Repeat exactly the lines running from the first line of the data to the line containing "(0,0) rectangle (1254,581);", both ends included, and nothing else; drop the pictures.
•••••
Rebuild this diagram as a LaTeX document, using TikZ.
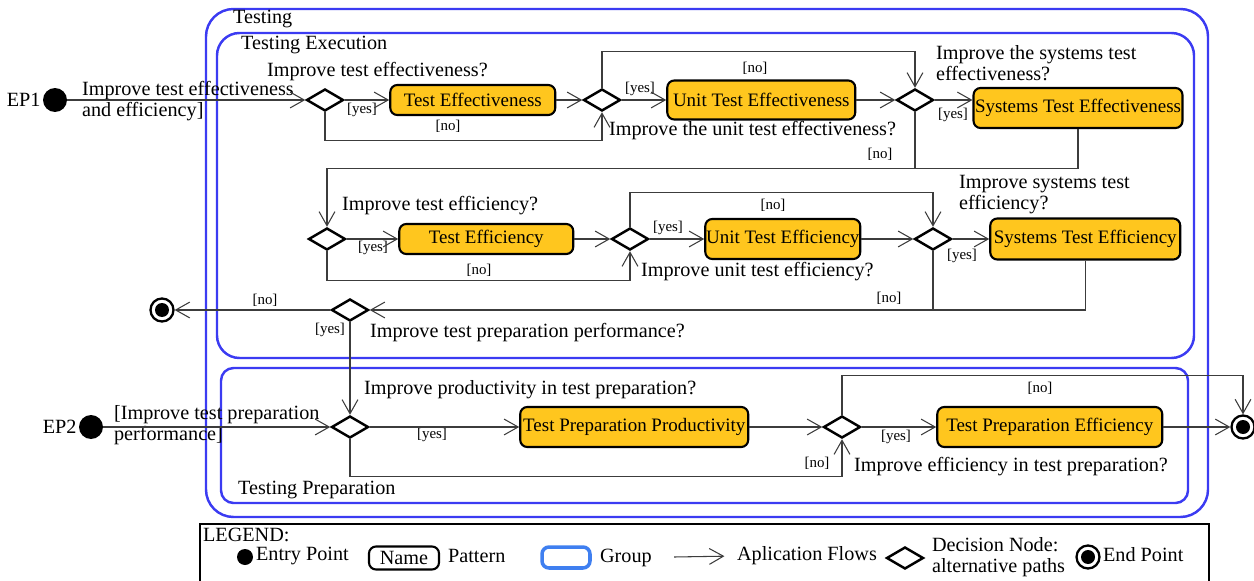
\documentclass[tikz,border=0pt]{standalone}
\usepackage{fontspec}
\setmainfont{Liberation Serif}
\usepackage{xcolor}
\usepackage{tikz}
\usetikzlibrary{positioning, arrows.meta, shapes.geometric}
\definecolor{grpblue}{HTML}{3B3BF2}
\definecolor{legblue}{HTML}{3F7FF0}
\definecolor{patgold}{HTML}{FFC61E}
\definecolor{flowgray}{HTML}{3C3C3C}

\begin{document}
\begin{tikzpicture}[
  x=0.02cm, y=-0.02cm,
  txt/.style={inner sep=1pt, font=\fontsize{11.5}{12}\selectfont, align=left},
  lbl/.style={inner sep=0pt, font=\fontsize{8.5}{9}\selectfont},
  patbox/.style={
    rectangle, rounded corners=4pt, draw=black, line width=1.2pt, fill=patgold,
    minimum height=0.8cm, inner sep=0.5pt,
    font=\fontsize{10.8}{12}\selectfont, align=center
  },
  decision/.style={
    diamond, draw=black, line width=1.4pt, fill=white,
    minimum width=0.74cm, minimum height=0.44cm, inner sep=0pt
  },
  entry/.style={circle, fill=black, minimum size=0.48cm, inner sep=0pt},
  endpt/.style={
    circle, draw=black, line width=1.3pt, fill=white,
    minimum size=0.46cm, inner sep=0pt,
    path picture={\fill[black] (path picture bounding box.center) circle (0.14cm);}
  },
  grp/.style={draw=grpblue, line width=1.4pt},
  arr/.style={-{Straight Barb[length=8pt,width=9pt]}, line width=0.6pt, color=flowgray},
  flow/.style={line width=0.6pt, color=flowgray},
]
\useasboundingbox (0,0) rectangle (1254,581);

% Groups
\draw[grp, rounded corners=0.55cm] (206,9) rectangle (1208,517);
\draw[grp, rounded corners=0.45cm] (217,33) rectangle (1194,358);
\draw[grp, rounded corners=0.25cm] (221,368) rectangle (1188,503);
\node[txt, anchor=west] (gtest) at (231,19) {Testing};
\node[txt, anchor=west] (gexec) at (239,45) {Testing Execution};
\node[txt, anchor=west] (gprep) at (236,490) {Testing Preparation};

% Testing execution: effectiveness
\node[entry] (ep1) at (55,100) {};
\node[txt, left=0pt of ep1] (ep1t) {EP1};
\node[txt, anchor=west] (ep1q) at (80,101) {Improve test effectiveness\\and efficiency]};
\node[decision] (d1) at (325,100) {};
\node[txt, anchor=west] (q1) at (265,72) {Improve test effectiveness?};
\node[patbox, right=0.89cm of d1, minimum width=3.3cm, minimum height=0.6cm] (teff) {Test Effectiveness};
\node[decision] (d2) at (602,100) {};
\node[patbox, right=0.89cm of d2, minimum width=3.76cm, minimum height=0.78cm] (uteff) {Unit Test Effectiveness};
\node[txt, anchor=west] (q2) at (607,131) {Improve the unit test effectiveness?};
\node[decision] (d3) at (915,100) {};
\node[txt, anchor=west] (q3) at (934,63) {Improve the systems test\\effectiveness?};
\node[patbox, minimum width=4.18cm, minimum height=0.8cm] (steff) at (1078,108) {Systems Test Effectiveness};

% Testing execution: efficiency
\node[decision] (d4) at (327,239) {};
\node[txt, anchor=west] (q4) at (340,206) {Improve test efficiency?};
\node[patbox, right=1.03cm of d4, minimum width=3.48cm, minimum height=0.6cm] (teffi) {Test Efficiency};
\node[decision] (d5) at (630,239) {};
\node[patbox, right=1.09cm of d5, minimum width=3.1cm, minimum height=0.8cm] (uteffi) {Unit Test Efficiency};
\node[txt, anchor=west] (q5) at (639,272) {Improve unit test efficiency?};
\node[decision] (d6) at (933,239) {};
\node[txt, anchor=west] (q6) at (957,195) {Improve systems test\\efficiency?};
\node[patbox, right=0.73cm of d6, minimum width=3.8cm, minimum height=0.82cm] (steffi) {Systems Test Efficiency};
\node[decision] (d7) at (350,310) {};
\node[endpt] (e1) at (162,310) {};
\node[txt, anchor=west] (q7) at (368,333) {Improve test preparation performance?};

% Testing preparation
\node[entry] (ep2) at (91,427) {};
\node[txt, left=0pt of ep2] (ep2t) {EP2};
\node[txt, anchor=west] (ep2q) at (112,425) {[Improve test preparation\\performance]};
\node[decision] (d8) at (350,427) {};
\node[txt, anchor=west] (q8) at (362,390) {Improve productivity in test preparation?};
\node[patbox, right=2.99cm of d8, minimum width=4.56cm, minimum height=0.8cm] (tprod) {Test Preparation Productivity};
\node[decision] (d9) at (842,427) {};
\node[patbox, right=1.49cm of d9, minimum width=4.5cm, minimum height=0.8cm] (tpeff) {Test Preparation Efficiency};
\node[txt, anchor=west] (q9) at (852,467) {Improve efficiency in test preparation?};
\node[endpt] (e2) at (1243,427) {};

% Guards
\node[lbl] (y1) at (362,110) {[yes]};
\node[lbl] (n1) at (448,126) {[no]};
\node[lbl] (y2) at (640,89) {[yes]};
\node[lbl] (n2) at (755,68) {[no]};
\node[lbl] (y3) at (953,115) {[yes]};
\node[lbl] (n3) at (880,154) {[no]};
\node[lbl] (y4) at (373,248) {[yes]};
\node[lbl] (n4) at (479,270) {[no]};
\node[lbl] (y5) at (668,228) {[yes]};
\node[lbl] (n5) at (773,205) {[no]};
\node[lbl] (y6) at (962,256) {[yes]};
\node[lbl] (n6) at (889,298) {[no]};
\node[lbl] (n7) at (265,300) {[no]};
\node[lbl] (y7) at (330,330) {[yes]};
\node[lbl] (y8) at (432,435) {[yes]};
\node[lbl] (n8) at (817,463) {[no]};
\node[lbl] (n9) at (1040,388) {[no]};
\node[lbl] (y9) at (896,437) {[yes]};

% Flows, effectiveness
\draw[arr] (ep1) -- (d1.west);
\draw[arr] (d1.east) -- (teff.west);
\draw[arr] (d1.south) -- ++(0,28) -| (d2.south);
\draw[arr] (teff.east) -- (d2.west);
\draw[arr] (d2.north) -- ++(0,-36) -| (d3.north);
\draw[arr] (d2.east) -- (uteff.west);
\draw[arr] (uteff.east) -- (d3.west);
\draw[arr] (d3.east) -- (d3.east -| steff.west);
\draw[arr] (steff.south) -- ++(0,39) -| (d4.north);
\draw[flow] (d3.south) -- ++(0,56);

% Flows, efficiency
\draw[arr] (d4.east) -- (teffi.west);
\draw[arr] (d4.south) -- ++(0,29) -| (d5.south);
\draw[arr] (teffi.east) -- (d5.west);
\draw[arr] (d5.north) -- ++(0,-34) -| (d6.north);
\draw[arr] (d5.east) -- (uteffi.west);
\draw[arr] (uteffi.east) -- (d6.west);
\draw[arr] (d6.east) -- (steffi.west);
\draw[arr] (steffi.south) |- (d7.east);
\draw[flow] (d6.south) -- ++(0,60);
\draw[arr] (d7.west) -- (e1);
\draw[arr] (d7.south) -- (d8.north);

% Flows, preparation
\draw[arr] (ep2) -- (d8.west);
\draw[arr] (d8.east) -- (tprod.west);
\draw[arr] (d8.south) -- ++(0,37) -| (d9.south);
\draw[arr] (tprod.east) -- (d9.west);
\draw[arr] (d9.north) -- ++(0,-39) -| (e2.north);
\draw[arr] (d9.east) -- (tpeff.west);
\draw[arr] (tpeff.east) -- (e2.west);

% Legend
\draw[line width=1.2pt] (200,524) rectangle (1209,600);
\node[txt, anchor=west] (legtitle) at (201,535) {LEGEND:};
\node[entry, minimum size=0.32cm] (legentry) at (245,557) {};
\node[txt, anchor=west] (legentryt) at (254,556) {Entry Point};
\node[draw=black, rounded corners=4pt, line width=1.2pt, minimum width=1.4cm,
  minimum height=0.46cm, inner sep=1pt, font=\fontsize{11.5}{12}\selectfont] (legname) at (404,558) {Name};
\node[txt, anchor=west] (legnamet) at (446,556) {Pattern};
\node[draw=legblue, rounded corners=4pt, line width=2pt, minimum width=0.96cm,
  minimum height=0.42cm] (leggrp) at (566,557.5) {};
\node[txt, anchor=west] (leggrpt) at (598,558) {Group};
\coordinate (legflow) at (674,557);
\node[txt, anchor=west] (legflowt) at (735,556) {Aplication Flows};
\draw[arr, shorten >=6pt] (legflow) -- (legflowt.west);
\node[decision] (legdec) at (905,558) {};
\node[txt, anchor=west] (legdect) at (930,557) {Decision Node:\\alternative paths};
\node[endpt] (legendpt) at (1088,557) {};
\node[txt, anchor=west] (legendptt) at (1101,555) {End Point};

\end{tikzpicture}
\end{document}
•••••
▶ EXERCISE ANSWER
Rebuild this diagram as a LaTeX document, using TikZ.
\documentclass[tikz,border=0pt]{standalone}
\usepackage{fontspec}
\setmainfont{Liberation Serif}
\usepackage{xcolor}
\usepackage{tikz}
\usetikzlibrary{positioning, arrows.meta, shapes.geometric}
\definecolor{grpblue}{HTML}{3B3BF2}
\definecolor{legblue}{HTML}{3F7FF0}
\definecolor{patgold}{HTML}{FFC61E}
\definecolor{flowgray}{HTML}{3C3C3C}

\begin{document}
\begin{tikzpicture}[
  x=0.02cm, y=-0.02cm,
  txt/.style={inner sep=1pt, font=\fontsize{11.5}{12}\selectfont, align=left},
  lbl/.style={inner sep=0pt, font=\fontsize{8.5}{9}\selectfont},
  patbox/.style={
    rectangle, rounded corners=4pt, draw=black, line width=1.2pt, fill=patgold,
    minimum height=0.8cm, inner sep=0.5pt,
    font=\fontsize{10.8}{12}\selectfont, align=center
  },
  decision/.style={
    diamond, draw=black, line width=1.4pt, fill=white,
    minimum width=0.74cm, minimum height=0.44cm, inner sep=0pt
  },
  entry/.style={circle, fill=black, minimum size=0.48cm, inner sep=0pt},
  endpt/.style={
    circle, draw=black, line width=1.3pt, fill=white,
    minimum size=0.46cm, inner sep=0pt,
    path picture={\fill[black] (path picture bounding box.center) circle (0.14cm);}
  },
  grp/.style={draw=grpblue, line width=1.4pt},
  arr/.style={-{Straight Barb[length=8pt,width=9pt]}, line width=0.6pt, color=flowgray},
  flow/.style={line width=0.6pt, color=flowgray},
]
\useasboundingbox (0,0) rectangle (1254,581);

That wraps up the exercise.